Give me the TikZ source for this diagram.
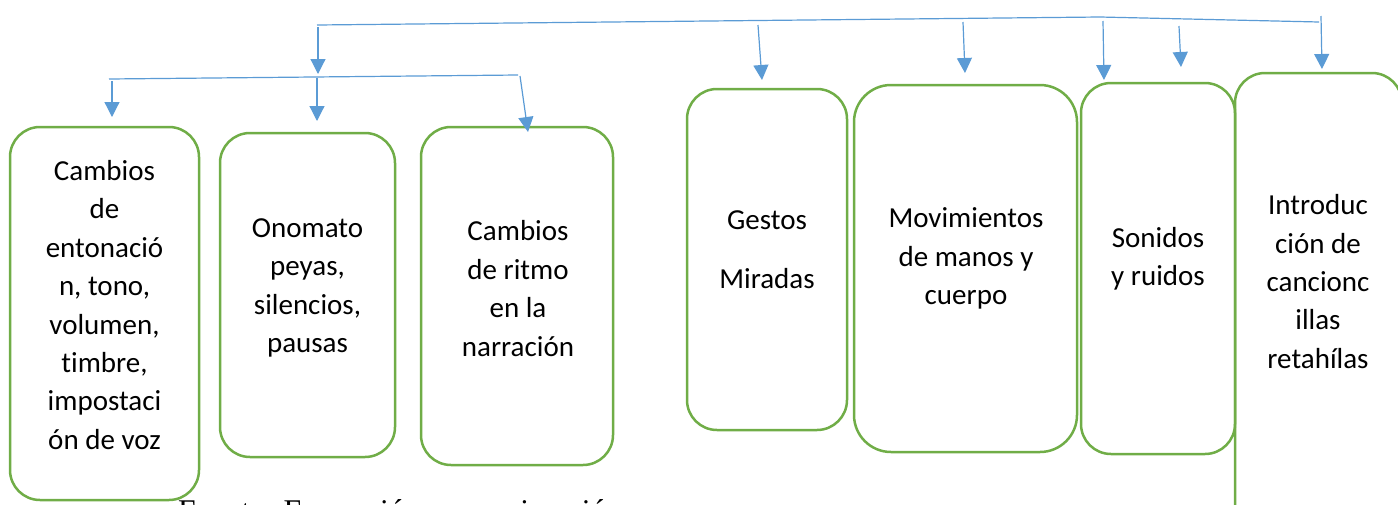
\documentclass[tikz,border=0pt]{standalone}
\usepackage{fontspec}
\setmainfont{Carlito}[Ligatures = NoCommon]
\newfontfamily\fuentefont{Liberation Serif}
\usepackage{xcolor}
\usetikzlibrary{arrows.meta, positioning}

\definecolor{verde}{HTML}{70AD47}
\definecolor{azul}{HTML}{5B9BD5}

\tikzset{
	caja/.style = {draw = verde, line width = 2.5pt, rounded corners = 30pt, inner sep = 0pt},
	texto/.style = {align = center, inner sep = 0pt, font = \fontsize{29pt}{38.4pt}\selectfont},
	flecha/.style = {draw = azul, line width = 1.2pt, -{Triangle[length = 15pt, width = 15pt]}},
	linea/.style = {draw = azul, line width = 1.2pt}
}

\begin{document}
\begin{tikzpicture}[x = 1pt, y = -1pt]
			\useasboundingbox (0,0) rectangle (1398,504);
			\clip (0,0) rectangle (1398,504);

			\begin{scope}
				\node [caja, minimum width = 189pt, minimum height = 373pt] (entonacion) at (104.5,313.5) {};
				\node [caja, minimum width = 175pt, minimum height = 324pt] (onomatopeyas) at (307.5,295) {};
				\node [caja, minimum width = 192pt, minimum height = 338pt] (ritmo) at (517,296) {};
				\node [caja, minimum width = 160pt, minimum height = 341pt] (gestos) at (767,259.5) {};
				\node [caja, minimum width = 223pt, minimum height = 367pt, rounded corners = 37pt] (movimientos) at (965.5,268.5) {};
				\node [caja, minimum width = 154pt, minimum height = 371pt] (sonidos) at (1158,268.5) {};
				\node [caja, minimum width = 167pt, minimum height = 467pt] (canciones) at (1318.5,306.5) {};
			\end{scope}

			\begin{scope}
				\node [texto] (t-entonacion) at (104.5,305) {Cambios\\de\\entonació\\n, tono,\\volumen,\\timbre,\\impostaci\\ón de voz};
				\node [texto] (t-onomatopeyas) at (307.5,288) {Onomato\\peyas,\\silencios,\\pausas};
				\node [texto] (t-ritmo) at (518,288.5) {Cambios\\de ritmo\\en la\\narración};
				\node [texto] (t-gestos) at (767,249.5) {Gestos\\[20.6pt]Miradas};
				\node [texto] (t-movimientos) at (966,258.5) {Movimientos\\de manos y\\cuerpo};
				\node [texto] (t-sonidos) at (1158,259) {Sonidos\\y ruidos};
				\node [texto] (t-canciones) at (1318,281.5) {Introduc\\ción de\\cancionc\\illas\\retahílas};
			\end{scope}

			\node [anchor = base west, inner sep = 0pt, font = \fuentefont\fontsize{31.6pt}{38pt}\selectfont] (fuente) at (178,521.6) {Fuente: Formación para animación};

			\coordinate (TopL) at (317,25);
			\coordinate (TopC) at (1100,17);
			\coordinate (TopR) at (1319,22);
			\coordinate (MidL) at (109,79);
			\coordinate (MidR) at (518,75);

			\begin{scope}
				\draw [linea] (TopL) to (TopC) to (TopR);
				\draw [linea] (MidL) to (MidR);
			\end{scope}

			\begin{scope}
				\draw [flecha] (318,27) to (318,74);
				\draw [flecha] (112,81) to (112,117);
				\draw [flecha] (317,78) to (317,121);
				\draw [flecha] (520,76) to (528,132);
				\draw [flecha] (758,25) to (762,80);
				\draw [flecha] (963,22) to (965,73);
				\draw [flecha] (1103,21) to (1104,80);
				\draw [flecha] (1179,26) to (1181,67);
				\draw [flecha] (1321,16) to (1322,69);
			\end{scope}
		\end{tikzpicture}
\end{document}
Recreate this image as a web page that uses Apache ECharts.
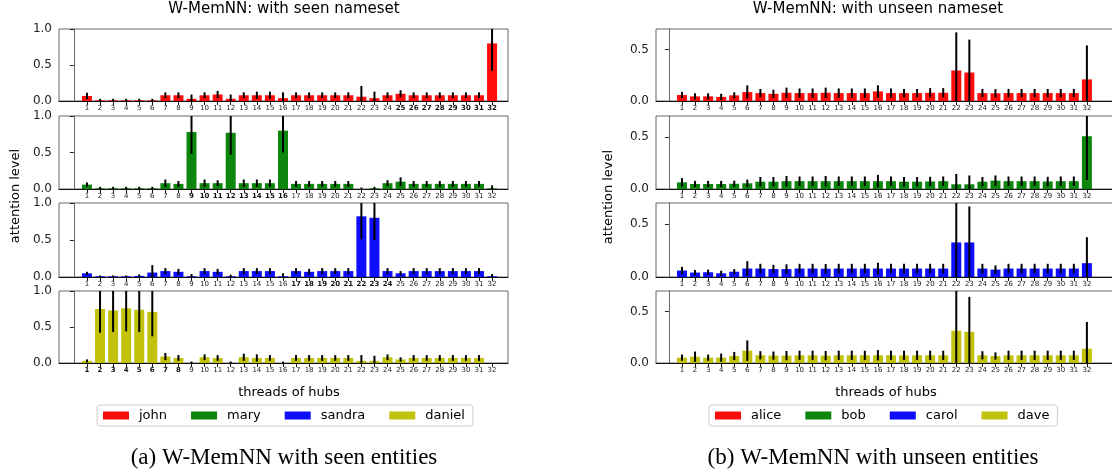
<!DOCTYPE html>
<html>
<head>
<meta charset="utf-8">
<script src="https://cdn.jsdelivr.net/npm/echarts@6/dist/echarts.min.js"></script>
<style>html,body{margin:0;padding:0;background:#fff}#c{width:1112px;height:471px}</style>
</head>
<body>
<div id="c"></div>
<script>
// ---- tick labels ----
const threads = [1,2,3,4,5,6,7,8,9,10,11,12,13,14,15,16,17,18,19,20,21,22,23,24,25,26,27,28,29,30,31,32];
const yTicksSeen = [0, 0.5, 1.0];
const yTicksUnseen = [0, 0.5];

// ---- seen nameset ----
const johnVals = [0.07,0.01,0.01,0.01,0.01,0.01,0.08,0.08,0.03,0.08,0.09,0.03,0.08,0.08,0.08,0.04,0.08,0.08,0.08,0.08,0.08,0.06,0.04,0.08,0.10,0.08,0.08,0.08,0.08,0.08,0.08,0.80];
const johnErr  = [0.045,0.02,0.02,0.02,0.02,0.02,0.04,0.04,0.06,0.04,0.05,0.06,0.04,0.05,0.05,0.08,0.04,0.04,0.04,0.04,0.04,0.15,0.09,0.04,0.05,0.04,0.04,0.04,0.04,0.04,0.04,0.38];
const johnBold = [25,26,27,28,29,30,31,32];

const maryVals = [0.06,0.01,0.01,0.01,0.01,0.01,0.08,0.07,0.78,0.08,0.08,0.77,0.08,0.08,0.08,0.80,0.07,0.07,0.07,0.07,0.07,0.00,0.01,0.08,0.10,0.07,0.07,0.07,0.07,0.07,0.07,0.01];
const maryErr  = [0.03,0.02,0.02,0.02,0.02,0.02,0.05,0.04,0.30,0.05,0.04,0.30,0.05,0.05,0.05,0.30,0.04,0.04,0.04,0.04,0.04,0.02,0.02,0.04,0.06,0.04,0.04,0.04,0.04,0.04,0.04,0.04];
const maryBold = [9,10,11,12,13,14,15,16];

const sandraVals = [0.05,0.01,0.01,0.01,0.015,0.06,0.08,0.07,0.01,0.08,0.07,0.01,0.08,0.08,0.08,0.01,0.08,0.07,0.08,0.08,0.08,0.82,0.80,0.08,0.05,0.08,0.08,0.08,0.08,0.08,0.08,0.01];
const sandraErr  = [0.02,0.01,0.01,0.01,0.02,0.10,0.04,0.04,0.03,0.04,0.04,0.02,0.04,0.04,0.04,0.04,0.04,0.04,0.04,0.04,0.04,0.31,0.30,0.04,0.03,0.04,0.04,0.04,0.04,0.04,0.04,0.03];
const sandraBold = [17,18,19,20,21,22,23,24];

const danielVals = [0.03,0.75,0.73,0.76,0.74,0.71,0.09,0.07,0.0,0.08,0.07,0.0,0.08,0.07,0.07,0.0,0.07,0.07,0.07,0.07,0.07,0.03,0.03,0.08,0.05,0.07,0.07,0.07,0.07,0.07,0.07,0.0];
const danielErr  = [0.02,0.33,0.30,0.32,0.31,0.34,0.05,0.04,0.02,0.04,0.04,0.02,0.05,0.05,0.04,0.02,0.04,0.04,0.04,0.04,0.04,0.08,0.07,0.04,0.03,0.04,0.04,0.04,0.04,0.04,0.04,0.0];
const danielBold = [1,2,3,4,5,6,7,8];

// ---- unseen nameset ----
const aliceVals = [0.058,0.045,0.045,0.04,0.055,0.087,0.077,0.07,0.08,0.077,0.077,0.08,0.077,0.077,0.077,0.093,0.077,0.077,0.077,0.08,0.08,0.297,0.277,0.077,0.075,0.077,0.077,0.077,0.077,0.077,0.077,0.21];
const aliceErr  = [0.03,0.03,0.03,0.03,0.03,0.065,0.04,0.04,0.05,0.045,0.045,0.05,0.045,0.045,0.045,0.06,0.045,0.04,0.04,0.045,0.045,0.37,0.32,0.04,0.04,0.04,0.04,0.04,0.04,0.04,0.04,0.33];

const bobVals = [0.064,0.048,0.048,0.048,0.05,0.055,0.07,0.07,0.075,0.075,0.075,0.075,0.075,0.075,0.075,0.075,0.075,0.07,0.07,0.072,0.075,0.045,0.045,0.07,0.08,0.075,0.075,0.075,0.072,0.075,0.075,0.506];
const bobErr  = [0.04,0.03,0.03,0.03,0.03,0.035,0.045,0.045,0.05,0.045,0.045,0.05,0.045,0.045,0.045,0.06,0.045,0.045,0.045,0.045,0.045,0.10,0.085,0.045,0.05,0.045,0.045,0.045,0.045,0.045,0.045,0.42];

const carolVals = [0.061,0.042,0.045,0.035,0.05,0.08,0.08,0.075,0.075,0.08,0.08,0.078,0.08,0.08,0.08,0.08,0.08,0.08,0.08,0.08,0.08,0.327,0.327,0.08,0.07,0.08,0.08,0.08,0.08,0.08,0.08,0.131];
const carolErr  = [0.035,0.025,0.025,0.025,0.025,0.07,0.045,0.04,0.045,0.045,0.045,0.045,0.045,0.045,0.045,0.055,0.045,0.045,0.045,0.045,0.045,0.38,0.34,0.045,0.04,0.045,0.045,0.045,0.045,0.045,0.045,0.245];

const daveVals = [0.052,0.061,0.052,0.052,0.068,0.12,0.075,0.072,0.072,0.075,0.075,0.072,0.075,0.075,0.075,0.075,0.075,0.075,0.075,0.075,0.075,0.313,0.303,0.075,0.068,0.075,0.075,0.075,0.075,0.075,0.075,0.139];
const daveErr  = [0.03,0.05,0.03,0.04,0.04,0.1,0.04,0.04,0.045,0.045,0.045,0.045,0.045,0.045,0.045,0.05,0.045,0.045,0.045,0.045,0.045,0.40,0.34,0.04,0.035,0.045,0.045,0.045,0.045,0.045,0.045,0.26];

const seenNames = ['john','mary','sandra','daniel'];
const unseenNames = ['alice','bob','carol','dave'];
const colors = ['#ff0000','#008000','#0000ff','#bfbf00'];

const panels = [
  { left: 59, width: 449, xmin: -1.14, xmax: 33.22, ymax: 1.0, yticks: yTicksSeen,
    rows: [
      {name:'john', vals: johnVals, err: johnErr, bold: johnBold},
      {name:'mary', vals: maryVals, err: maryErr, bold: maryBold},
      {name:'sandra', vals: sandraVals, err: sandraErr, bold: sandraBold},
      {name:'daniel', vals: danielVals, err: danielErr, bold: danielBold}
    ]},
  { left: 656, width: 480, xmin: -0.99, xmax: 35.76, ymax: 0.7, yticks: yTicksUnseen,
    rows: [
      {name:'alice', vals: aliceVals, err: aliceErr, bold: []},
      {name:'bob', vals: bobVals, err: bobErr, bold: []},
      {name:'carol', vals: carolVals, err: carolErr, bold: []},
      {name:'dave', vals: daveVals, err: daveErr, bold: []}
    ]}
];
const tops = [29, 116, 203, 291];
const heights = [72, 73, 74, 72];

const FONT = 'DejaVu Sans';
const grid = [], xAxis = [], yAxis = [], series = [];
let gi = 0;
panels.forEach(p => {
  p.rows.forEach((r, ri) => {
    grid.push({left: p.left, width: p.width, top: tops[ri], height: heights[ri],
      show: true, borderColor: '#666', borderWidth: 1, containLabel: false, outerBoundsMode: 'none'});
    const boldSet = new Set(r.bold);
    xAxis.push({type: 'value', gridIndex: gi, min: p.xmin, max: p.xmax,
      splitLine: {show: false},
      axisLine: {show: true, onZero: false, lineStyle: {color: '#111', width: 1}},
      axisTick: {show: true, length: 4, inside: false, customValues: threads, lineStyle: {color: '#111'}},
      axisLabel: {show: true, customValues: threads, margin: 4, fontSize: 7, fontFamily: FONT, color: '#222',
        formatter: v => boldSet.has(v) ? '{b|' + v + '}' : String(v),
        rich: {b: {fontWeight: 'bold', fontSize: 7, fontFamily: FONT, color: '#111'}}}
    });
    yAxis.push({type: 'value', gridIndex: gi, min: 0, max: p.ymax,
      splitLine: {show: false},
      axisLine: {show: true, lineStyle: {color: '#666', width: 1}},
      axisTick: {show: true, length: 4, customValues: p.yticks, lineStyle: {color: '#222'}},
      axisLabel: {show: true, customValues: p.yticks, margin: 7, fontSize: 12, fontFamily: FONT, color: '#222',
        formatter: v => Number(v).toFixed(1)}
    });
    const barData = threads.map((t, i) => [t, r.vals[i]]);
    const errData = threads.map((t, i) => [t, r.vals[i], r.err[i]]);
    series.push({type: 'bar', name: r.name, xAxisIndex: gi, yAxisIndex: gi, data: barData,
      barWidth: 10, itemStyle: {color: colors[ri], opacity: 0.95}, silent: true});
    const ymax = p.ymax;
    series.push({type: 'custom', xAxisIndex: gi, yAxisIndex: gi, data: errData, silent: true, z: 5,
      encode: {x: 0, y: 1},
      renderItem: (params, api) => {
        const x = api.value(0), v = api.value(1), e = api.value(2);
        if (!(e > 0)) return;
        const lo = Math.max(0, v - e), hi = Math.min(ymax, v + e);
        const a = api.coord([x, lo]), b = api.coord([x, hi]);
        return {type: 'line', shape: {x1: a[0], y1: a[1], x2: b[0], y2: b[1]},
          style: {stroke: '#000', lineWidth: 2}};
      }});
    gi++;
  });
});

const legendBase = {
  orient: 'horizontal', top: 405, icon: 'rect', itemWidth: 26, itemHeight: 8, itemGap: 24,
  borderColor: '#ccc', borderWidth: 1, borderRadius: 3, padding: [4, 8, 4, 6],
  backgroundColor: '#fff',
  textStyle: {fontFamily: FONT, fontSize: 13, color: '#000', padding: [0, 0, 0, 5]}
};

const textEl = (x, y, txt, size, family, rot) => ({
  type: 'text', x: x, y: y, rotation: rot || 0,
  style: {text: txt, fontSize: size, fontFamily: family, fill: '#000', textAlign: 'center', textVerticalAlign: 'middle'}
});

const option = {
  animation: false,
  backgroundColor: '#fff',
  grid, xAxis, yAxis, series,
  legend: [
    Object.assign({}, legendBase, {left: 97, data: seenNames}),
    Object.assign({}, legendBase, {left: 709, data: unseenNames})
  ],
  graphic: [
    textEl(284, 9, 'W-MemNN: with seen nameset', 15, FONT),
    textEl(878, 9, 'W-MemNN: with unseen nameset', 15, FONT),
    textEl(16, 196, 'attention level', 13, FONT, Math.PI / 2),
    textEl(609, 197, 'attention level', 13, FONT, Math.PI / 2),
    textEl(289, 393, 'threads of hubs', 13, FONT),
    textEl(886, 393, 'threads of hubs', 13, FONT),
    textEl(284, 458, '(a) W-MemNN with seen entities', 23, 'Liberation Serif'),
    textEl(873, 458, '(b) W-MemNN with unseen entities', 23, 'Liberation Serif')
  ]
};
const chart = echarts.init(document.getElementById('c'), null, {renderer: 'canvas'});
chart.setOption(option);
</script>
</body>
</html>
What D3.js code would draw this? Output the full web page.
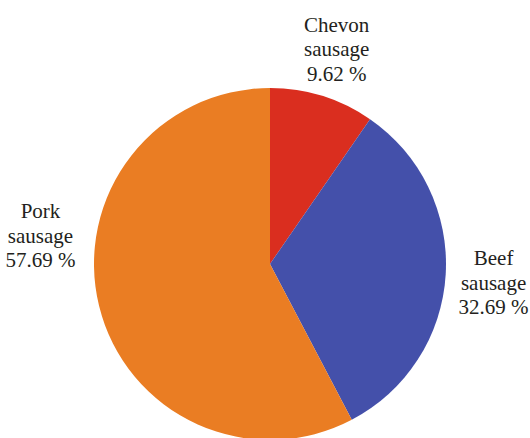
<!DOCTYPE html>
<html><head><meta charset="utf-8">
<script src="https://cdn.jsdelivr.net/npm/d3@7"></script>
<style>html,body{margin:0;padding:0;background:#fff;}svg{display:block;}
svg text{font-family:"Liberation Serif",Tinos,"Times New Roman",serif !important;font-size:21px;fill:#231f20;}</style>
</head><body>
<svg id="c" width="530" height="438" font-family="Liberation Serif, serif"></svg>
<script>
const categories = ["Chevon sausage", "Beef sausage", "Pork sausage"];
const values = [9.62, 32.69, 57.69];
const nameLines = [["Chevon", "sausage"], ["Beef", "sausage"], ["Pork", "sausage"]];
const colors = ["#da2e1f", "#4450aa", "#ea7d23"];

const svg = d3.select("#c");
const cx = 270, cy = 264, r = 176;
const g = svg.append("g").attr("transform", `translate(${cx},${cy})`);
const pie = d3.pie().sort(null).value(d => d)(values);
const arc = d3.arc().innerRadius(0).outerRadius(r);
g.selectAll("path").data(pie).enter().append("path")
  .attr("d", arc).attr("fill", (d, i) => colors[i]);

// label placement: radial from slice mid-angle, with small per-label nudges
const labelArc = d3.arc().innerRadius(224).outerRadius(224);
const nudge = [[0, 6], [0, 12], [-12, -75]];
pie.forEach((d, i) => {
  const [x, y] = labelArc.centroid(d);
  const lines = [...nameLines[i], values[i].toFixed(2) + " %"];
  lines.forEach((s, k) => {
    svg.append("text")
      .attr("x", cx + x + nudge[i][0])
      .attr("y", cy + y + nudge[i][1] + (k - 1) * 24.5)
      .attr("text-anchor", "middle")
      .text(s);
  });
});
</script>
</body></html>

********************

GIVEN TASK >> Nothing but the lines above, starting at the line that contains "Recreate this image" and ending at the line that contains "const yTicksUnseen = [0, 0.5];", should be given again, exactly and without the pictures.

TASK ANSWER >>
Recreate this image as a web page that uses Apache ECharts.
<!DOCTYPE html>
<html>
<head>
<meta charset="utf-8">
<script src="https://cdn.jsdelivr.net/npm/echarts@6/dist/echarts.min.js"></script>
<style>html,body{margin:0;padding:0;background:#fff}#c{width:1112px;height:471px}</style>
</head>
<body>
<div id="c"></div>
<script>
// ---- tick labels ----
const threads = [1,2,3,4,5,6,7,8,9,10,11,12,13,14,15,16,17,18,19,20,21,22,23,24,25,26,27,28,29,30,31,32];
const yTicksSeen = [0, 0.5, 1.0];
const yTicksUnseen = [0, 0.5];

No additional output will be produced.